The camping use cases that benefit most
Family campers are probably the clearest fit. Between sleeping gear, food, toys, extra layers, and all the "bring it just in case" items that come with kids, one load gets heavy quickly. A powered wagon keeps setup calmer and cuts down on back-and-forth trips.
Group campers also benefit. Shared gear means bigger coolers, more chairs, larger shelters, and more cooking equipment. A wagon with serious capacity can consolidate the load and keep the arrival process moving.
It also makes sense for campers who choose sites for scenery rather than convenience. Walk-in areas, larger private campgrounds, lakeside access points, and rougher seasonal sites often require a little more effort to reach. That is exactly where electric assist earns its place.
For buyers who want one machine for more than camping, that is where a product like Wiseld stands out. A full electric utility wagon built to pull, ride, handle all-terrain routes, and carry serious weight does not sit idle between summer weekends. It moves through beach days, garden work, family outings, and property hauling with the same performance-first logic.

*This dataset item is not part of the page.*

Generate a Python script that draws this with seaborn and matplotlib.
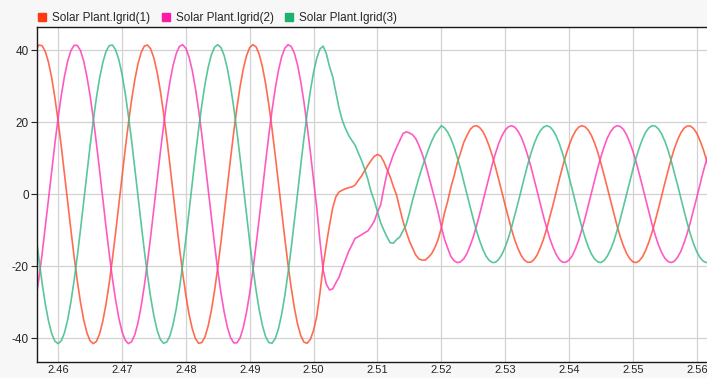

What to look for before you buy
Start with your actual load, not your ideal one. Think about the heaviest version of your camping setup, including water, food, and bulky items. Then consider the terrain you use most often. Flat pavement and firm gravel need less from a wagon than soft grass, slopes, or mixed ground.
Battery range matters, but so does efficiency under load. A wagon may post a strong number in light conditions and perform differently when fully packed on rolling terrain. Frame construction, braking feel, wheel size, and how the controls respond all matter just as much as raw battery claims.
You should also think about storage and transport. A larger, more capable wagon can ask for more garage space and may weigh more when lifting into a vehicle. That is the trade-off for higher performance. For many buyers, the question is simple: would you rather save space at home or save effort every single trip?
A camping setup should help you arrive ready, not worn out. The right powered wagon for camping gear does exactly that. It turns hauling from a chore into a controlled, efficient part of the trip, leaving more energy for the fire, the food, and the reason you went in the first place.